Study 2 showed that the probability of becoming an elite youth football player was related to population size and density of the player’s place of early development. For example, rural youth players were underrepresented at the elite youth league and the national youth level. Moreover, the study showed that communities located near a talent club had higher proportions of elite youth football players. The third paper examined coaches and talent managers’ view on possibilities and barriers in youth football players’ development pathways. The paper considers how place (e.g., community, club or team level) affects development pathways and the link between the player’s early development and the talent identification phase. The result show that place seems to affect how coaches perceive the players, which has consequences for what coaches perceive as the characteristics of talented youth players and the players’ opportunities to be included in a talent program.

In Chapter 6, Rossing discusses the findings of his thesis in the broader context of international work in this area. Rossing points out that the organization of a particular sport impacts the development of expertise, for example proximity to talent clubs or national centers of excellence. Rossing also highlights the barriers that remoteness creates for a club and a team. He discusses this in relation to Canadian research and suggests possibilities to overcome barriers in a Danish context, for instance by making talent coaches aware of raw and trained players or by involving coaches with expert knowledge to increase the knowledge of the rural local coaches. The chapter ends with a discussion of how perceptions of talents is linked to players’ place of early development. The penultimate chapter concludes the thesis with applied perspectives for practitioners to encourage reflections for player development across communities and clubs, but also several suggestions for future research.

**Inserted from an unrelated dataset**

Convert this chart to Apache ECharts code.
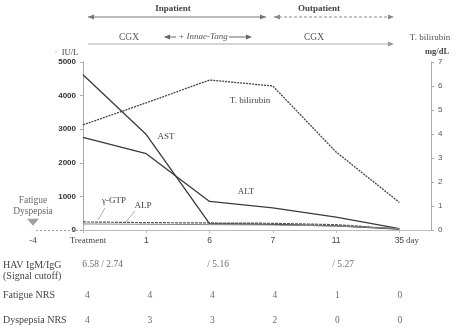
<!DOCTYPE html>
<html>
<head>
<meta charset="utf-8">
<script src="https://cdn.jsdelivr.net/npm/echarts@6/dist/echarts.min.js"></script>
<style>
  html, body { margin: 0; padding: 0; background: #fff; }
  #main { width: 459px; height: 335px; }
</style>
</head>
<body>
<div id="main"></div>
<script>
// time points (day after start of treatment)
const days = ['Treatment', '1', '6', '7', '11', '35'];
const xPos = [0, 1, 2, 3, 4, 5];
const preX = -0.79; // day -4, before treatment
const preLabel = '-4';

// liver tests, IU/L
const ast = [4620, 2840, 190, 170, 120, 30];
const alt = [2760, 2270, 850, 660, 380, 40];
const ggt = [240, 220, 210, 200, 160, 30];
const alp = [180, 170, 160, 150, 120, 40];
// total bilirubin, mg/dL
const tbil = [4.38, 5.3, 6.25, 6.0, 3.25, 1.15];

// table under the chart
const tableRows = ['HAV IgM/IgG\n(Signal cutoff)', 'Fatigue NRS', 'Dyspepsia NRS'];
const havRatio = ['6.58 / 2.74', '', '/ 5.16', '', '/ 5.27', ''];
const fatigueNRS = [4, 4, 4, 4, 1, 0];
const dyspepsiaNRS = [4, 3, 3, 2, 0, 0];

const serif = '"Liberation Serif", "DejaVu Serif", serif';
const sans = '"Liberation Sans", "DejaVu Sans", sans-serif';

function pairs(vals) {
  return xPos.map((x, i) => [x, vals[i]]);
}

function rowCells(vals, row) {
  return xPos.map((x, i) => [x, row, vals[i]]);
}

// small arrow head, dir = 1 points right, -1 points left
function head(x, y, dir, color) {
  return {
    type: 'polygon',
    shape: { points: [[x, y], [x - dir * 6, y - 2.5], [x - dir * 6, y + 2.5]] },
    style: { fill: color }
  };
}

function hline(x1, x2, y, color, dash) {
  return {
    type: 'line',
    shape: { x1: x1, y1: y, x2: x2, y2: y },
    style: { stroke: color, lineWidth: 1, lineDash: dash || null }
  };
}

function txt(t, x, y, opts) {
  opts = opts || {};
  return {
    type: 'text',
    style: {
      text: t, x: x, y: y,
      fill: opts.color || '#444',
      font: (opts.style || '') + ' ' + (opts.weight || 'normal') + ' ' + (opts.size || 9) + 'px ' + (opts.family || serif),
      align: opts.align || 'center', textAlign: opts.align || 'center',
      verticalAlign: 'middle', textVerticalAlign: 'middle'
    }
  };
}

function cellLabel(extra) {
  return Object.assign({
    show: true, position: 'inside',
    formatter: p => p.value[2], fontFamily: serif, fontSize: 9.5, color: '#444'
  }, extra || {});
}

const chart = echarts.init(document.getElementById('main'), null, { renderer: 'canvas' });

const option = {
  animation: false,
  backgroundColor: '#fff',
  grid: [
    { left: 83, right: 28, top: 62, bottom: 105 },   // lab values
    { left: 26, width: 57, top: 62, bottom: 105 },   // day -4, before treatment
    { left: 26, right: 28, top: 258, bottom: 2 }     // table
  ],
  xAxis: [
    {
      type: 'value', gridIndex: 0, min: 0, max: 5.5,
      splitLine: { show: false },
      axisLine: { show: true, lineStyle: { color: '#bbb' } },
      axisTick: { show: true, length: 3, customValues: xPos, lineStyle: { color: '#bbb' } },
      axisLabel: {
        customValues: xPos,
        margin: 6, fontSize: 8.5, color: '#444', fontFamily: sans,
        formatter: function (v) {
          const d = days[Math.round(v)];
          return d === 'Treatment' ? '{s|' + d + '}' : d;
        },
        rich: { s: { fontFamily: serif, fontSize: 9, color: '#444', padding: [0, 0, 0, 10] } }
      }
    },
    {
      type: 'value', gridIndex: 1, min: -0.9, max: 0,
      splitLine: { show: false },
      axisLine: { show: false },
      axisTick: { show: false },
      axisLabel: {
        customValues: [preX], margin: 6,
        formatter: () => preLabel, fontFamily: serif, fontSize: 9, color: '#444'
      }
    },
    { type: 'value', gridIndex: 2, min: -0.9, max: 5.5, show: false }
  ],
  yAxis: [
    {
      type: 'value', gridIndex: 0, min: 0, max: 5000, interval: 1000,
      splitLine: { show: false },
      axisLine: { show: true, lineStyle: { color: '#aaa' } },
      axisTick: { show: true, length: 3, lineStyle: { color: '#aaa' } },
      axisLabel: {
        margin: 7, fontSize: 8, fontWeight: 'bold', color: '#333', fontFamily: sans,
        formatter: v => String(v)
      }
    },
    {
      type: 'value', gridIndex: 0, min: 0, max: 7, interval: 1, position: 'right',
      splitLine: { show: false },
      axisLine: { show: true, lineStyle: { color: '#aaa' } },
      axisTick: { show: true, length: 3, lineStyle: { color: '#aaa' } },
      axisLabel: { margin: 7, fontSize: 8, color: '#555', fontFamily: sans }
    },
    {
      type: 'category', gridIndex: 2, data: tableRows, inverse: true,
      axisLine: { show: false }, axisTick: { show: false },
      axisLabel: {
        align: 'left', margin: 28, fontSize: 10, lineHeight: 11,
        color: '#444', fontFamily: serif
      }
    },
    { type: 'value', gridIndex: 1, min: 0, max: 5000, show: false }
  ],
  series: [
    {
      name: 'AST', type: 'line', data: pairs(ast), showSymbol: false,
      lineStyle: { color: '#3a3a3a', width: 1.3 }
    },
    {
      name: 'ALT', type: 'line', data: pairs(alt), showSymbol: false,
      lineStyle: { color: '#3a3a3a', width: 1.3 }
    },
    {
      name: 'γ-GTP', type: 'line', data: pairs(ggt), showSymbol: false,
      lineStyle: { color: '#555', width: 1.2, type: [3, 1] }
    },
    {
      name: 'ALP', type: 'line', data: pairs(alp), showSymbol: false,
      lineStyle: { color: '#888', width: 1 }
    },
    {
      name: 'T. bilirubin', type: 'line', yAxisIndex: 1, data: pairs(tbil), showSymbol: false,
      lineStyle: { color: '#444', width: 1.3, type: [2, 1] }
    },
    {
      // fatigue / dyspepsia onset marker at day -4
      name: 'onset', type: 'scatter', xAxisIndex: 1, yAxisIndex: 3,
      data: [[preX, 230]],
      symbol: 'triangle', symbolRotate: 180, symbolSize: [12, 7],
      itemStyle: { color: '#8a8a8a' },
      label: {
        show: true, position: 'top', distance: 2,
        formatter: 'Fatigue\nDyspepsia',
        fontFamily: serif, fontSize: 9.5, lineHeight: 11, color: '#444'
      },
      markLine: {
        silent: true, symbol: 'none', label: { show: false },
        lineStyle: { color: '#999', type: [2, 2], width: 1 },
        data: [[{ coord: [preX + 0.05, 0] }, { coord: [0, 0] }]]
      }
    },
    {
      name: 'hav', type: 'scatter', xAxisIndex: 2, yAxisIndex: 2,
      data: rowCells(havRatio, 0), symbolSize: 0,
      label: cellLabel({ align: 'left', offset: [-5, -6] })
    },
    {
      name: 'fatigue', type: 'scatter', xAxisIndex: 2, yAxisIndex: 2,
      data: rowCells(fatigueNRS, 1), symbolSize: 0,
      label: cellLabel()
    },
    {
      name: 'dyspepsia', type: 'scatter', xAxisIndex: 2, yAxisIndex: 2,
      data: rowCells(dyspepsiaNRS, 2), symbolSize: 0,
      label: cellLabel()
    }
  ],
  graphic: [
    // treatment period bars
    txt('Inpatient', 173, 9, { weight: 'bold' }),
    hline(88, 266, 17, '#777'), head(88, 17, -1, '#777'), head(266, 17, 1, '#777'),
    txt('Outpatient', 319, 9, { weight: 'bold' }),
    hline(274, 394, 17, '#888', [3, 2]), head(274, 17, -1, '#888'), head(394, 17, 1, '#888'),
    txt('CGX', 129, 37, { color: '#555', size: 9.5 }),
    hline(165, 176, 37, '#666'), head(164, 37, -1, '#666'),
    txt('+ Innae-Tang', 203, 37, { style: 'italic', color: '#555' }),
    hline(229, 250, 37, '#666'), head(252, 37, 1, '#666'),
    txt('CGX', 314, 37, { color: '#555', size: 9.5 }),
    hline(88, 392, 44, '#aaa'), head(394, 44, 1, '#999'),
    txt('T. bilirubin', 430, 38, { color: '#555' }),
    // axis units
    txt('IU/L', 70, 53, { size: 8.5, color: '#444' }),
    txt('-', 56, 52, { size: 8, color: '#aaa' }),
    txt('mg/dL', 437, 52, { size: 8.5, weight: 'bold', color: '#444' }),
    txt('day', 406, 241, { align: 'left', color: '#444' }),
    // series annotations
    txt('AST', 166, 137, { color: '#444' }),
    txt('ALT', 246, 192, { color: '#444' }),
    txt('T. bilirubin', 250, 101, { color: '#444' }),
    txt('γ-GTP', 114, 201, { color: '#444' }),
    {
      type: 'line', shape: { x1: 105, y1: 208, x2: 98, y2: 220 },
      style: { stroke: '#999', lineWidth: 0.8 }
    },
    txt('ALP', 143, 206, { color: '#444' }),
    {
      type: 'line', shape: { x1: 135, y1: 211, x2: 125, y2: 223 },
      style: { stroke: '#999', lineWidth: 0.8 }
    }
  ]
};

chart.setOption(option);
</script>
</body>
</html>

In sum, Niels Nygaard Rossing’s particular focus on community density and proximity to talent clubs help us to understand the specific context(s) of elite athlete development in Denmark. The thesis offers readers a view of birthplace and community effects and how the influence of place can be understood. It gives an opportunity to open up for reflections among practitioners and researchers regarding place of early development in relation to player development across communities and clubs. It also contributes with new research questions about the influence of place of early development and further athlete development.